Exercise aim =>
Below are some records; work out how many of their lines contain "Clone" and give the number only.

Record extracts =>

========

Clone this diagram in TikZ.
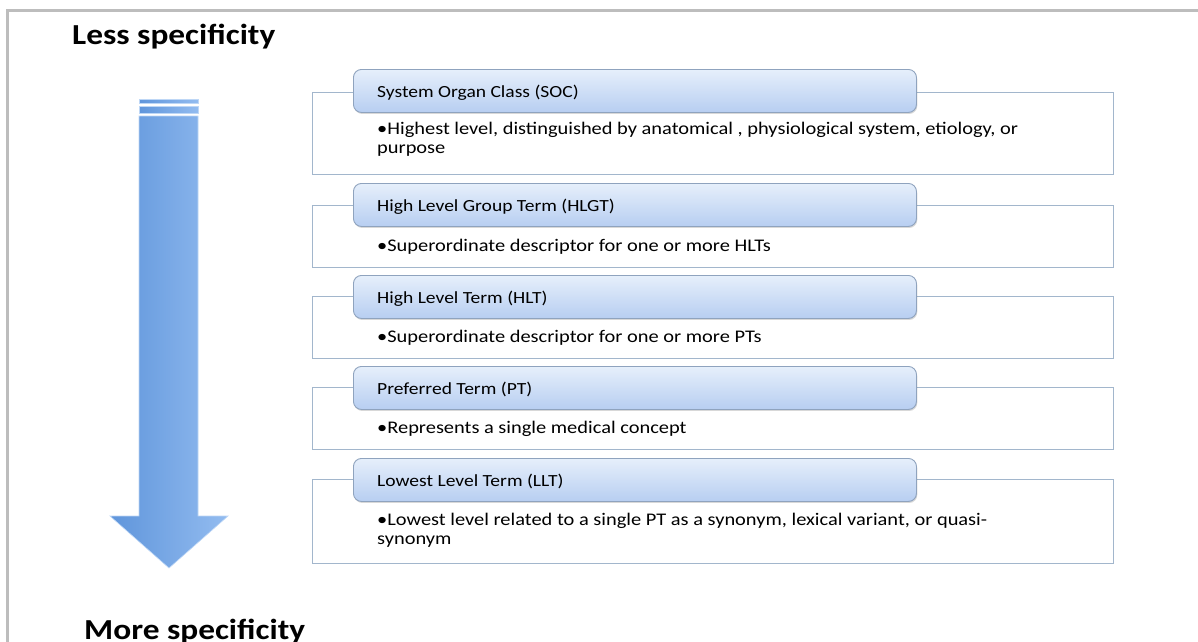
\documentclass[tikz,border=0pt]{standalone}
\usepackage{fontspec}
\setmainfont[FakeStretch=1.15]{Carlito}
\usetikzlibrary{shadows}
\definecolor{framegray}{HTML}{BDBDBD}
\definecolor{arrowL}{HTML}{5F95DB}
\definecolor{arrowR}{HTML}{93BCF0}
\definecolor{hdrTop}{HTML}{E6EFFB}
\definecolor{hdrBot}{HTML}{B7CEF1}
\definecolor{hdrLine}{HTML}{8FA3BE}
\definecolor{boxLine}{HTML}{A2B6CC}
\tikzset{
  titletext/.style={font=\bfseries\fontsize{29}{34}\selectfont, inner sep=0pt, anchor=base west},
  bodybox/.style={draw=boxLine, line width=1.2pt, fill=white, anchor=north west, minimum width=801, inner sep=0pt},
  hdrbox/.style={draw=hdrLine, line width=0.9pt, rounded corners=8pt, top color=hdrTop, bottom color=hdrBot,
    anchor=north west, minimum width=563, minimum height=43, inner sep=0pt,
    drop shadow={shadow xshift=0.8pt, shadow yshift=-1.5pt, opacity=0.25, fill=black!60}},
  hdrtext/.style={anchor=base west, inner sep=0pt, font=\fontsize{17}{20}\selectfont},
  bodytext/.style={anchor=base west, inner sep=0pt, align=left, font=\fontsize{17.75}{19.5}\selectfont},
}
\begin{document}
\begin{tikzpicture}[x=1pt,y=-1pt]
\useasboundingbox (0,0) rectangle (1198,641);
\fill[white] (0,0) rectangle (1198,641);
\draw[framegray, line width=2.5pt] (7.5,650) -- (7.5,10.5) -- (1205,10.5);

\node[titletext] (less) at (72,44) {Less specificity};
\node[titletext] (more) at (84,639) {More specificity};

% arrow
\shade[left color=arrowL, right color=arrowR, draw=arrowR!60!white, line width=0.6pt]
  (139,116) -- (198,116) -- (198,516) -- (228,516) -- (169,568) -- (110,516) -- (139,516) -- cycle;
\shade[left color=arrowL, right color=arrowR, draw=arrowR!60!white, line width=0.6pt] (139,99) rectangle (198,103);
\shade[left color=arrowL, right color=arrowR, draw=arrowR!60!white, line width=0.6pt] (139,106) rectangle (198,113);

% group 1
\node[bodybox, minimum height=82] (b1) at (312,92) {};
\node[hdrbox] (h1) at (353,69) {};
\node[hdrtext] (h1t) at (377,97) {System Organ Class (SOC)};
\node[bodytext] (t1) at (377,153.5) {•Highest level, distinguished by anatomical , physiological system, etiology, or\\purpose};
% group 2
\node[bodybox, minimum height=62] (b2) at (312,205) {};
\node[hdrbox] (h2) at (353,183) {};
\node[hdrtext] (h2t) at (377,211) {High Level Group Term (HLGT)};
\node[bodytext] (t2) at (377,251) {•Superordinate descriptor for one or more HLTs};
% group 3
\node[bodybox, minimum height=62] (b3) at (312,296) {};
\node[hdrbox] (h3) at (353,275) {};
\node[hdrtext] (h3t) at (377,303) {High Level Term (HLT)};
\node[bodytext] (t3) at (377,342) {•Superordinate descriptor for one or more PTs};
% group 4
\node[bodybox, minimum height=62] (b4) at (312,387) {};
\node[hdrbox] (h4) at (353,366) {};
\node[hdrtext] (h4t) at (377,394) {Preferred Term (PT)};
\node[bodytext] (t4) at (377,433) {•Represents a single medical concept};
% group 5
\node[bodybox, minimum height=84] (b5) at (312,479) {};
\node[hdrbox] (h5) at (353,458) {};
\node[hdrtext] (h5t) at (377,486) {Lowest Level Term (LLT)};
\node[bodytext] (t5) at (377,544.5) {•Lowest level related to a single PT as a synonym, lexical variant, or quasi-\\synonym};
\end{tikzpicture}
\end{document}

========

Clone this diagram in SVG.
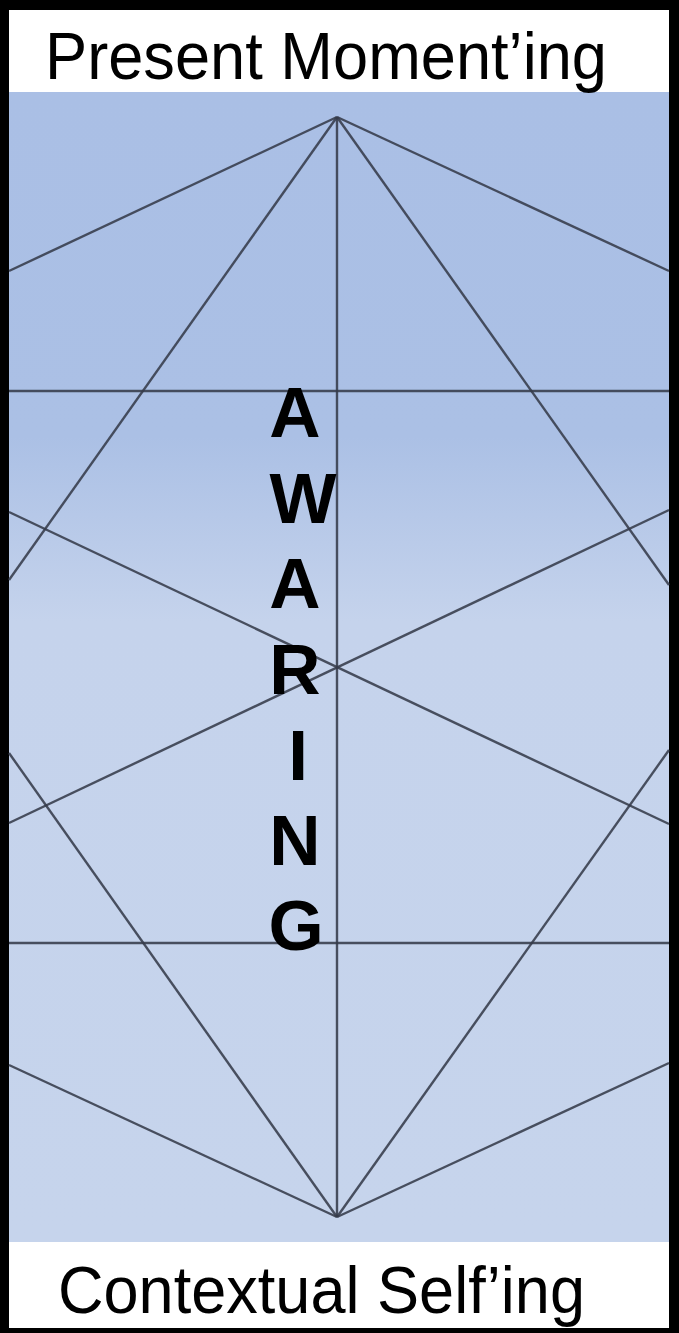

========

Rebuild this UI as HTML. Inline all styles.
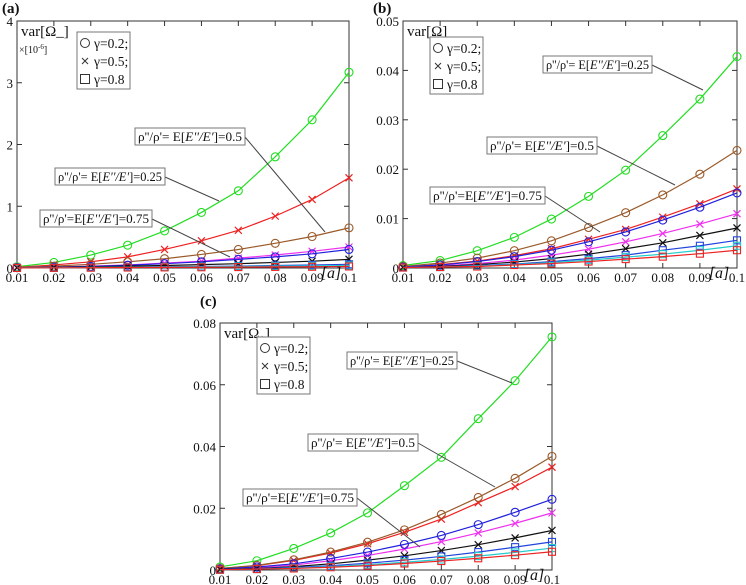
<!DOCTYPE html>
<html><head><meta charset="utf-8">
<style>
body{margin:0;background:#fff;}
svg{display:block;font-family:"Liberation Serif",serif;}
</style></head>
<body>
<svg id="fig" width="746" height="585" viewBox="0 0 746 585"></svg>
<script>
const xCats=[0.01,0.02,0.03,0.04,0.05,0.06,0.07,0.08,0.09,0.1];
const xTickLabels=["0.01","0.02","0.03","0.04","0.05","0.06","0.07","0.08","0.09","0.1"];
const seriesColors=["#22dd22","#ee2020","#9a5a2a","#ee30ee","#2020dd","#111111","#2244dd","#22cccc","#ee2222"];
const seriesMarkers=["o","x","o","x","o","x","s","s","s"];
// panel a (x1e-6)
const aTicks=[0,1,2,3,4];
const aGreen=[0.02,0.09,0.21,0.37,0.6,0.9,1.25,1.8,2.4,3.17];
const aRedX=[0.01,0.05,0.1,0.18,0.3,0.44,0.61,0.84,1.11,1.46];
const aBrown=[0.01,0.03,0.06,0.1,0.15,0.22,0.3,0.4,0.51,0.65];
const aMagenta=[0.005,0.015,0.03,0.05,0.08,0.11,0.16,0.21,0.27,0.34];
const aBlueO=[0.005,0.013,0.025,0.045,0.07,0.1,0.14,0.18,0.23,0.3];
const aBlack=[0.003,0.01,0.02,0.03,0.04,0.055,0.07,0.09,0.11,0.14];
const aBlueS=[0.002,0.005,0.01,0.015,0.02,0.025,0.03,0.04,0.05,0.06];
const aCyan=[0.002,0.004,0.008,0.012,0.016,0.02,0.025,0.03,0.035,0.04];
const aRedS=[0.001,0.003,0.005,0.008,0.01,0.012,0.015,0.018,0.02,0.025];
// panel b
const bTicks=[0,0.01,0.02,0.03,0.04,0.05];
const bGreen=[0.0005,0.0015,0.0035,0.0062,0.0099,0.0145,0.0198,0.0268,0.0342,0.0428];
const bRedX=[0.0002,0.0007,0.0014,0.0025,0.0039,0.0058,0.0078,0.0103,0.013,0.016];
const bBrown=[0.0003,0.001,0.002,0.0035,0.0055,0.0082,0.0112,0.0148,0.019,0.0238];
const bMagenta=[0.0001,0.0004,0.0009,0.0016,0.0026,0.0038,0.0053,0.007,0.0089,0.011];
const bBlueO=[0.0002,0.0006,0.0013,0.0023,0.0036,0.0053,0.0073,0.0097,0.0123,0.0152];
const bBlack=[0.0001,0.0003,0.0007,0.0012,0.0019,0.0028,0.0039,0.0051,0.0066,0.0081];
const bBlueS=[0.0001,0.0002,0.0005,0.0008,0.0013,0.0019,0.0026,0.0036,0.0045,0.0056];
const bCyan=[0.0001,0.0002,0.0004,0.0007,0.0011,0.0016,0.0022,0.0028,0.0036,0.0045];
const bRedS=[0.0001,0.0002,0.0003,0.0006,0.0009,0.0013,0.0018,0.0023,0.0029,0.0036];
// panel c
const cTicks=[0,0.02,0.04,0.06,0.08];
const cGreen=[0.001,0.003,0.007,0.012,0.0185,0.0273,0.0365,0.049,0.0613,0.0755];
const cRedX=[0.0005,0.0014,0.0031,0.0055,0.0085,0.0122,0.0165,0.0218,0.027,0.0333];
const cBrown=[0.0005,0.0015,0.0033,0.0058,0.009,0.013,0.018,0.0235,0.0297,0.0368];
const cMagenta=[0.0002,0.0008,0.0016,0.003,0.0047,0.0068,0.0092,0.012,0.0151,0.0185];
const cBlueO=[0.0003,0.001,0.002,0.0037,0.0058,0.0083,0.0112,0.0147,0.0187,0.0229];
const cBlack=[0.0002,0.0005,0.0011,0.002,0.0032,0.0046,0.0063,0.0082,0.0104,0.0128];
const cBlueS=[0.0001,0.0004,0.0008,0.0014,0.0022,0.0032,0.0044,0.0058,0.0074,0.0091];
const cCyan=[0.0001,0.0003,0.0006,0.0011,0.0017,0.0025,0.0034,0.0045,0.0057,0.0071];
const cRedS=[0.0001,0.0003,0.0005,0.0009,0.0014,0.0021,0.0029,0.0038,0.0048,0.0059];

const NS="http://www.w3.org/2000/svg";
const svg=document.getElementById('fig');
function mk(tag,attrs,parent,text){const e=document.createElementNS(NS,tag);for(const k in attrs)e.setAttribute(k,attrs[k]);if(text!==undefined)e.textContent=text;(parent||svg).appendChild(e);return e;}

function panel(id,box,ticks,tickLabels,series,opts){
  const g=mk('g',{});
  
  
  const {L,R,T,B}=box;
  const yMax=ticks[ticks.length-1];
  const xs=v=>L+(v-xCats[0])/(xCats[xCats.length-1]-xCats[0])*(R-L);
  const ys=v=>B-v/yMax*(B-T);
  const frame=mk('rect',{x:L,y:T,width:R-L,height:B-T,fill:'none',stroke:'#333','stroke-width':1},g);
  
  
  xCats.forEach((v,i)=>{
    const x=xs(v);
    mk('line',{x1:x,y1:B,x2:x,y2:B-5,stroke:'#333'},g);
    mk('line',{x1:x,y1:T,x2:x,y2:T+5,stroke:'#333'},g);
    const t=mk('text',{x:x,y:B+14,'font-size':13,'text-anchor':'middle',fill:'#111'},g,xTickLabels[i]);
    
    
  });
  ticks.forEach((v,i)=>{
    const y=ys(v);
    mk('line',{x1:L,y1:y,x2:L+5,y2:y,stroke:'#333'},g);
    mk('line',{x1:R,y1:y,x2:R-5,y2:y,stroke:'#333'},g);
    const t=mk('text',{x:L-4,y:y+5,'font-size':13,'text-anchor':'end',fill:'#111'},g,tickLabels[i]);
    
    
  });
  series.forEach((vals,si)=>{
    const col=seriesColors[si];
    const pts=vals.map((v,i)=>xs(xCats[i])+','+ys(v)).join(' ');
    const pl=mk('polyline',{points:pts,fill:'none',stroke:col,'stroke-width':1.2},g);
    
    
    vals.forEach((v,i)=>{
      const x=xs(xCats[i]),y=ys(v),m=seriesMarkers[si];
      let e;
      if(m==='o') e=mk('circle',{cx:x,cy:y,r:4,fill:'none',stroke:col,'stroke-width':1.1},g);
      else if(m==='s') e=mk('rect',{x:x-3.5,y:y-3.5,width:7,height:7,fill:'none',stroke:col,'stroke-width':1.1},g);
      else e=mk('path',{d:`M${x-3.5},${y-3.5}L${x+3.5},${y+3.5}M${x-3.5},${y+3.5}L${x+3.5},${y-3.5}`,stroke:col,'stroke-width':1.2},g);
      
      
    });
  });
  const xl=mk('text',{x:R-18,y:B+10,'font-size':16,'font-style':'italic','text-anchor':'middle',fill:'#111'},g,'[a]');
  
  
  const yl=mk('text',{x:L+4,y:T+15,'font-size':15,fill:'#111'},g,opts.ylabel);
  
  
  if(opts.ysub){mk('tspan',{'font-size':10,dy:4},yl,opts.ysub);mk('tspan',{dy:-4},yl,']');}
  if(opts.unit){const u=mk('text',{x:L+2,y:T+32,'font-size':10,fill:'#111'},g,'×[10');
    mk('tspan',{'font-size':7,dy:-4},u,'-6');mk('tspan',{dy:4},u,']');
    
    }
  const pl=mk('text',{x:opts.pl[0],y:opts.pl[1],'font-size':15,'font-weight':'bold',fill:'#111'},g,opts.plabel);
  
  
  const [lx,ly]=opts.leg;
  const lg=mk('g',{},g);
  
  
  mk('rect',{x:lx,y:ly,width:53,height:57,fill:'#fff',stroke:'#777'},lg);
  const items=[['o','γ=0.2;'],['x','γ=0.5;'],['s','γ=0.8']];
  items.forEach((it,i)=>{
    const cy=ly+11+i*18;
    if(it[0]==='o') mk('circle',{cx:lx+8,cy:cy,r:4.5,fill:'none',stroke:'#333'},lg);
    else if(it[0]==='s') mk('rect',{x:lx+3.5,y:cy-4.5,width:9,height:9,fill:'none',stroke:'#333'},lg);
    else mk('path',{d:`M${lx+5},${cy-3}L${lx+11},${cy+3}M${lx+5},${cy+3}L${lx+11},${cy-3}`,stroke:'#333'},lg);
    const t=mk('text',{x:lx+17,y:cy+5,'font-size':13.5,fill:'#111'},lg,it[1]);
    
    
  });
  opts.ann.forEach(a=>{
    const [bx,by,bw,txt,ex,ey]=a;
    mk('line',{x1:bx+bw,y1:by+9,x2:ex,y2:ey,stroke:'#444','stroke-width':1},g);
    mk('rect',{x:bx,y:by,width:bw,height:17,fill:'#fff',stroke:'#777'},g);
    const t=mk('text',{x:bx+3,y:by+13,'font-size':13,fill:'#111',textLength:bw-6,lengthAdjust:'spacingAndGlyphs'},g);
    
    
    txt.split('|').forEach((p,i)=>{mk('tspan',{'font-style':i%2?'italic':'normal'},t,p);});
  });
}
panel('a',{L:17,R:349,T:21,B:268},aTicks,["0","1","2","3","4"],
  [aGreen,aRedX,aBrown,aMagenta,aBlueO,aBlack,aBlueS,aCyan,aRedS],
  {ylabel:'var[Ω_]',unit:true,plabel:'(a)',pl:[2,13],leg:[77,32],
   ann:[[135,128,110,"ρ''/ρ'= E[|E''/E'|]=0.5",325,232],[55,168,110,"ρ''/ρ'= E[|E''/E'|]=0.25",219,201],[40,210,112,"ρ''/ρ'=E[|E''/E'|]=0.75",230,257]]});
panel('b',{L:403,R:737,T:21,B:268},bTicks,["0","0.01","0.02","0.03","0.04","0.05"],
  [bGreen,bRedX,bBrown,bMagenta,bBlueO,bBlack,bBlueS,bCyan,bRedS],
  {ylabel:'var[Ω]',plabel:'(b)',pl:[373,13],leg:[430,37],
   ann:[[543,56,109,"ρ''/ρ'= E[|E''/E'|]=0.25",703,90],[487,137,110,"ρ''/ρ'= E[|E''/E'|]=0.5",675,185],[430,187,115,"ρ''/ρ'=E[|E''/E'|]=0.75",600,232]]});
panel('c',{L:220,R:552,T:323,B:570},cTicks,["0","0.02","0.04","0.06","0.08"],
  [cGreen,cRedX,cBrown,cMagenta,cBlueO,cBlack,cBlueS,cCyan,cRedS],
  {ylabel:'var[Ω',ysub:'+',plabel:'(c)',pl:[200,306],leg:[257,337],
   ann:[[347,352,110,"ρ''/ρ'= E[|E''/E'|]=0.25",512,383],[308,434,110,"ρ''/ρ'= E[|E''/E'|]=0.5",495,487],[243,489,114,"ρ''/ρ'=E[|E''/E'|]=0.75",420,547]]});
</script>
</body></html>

========

Solution for this exercise =>
2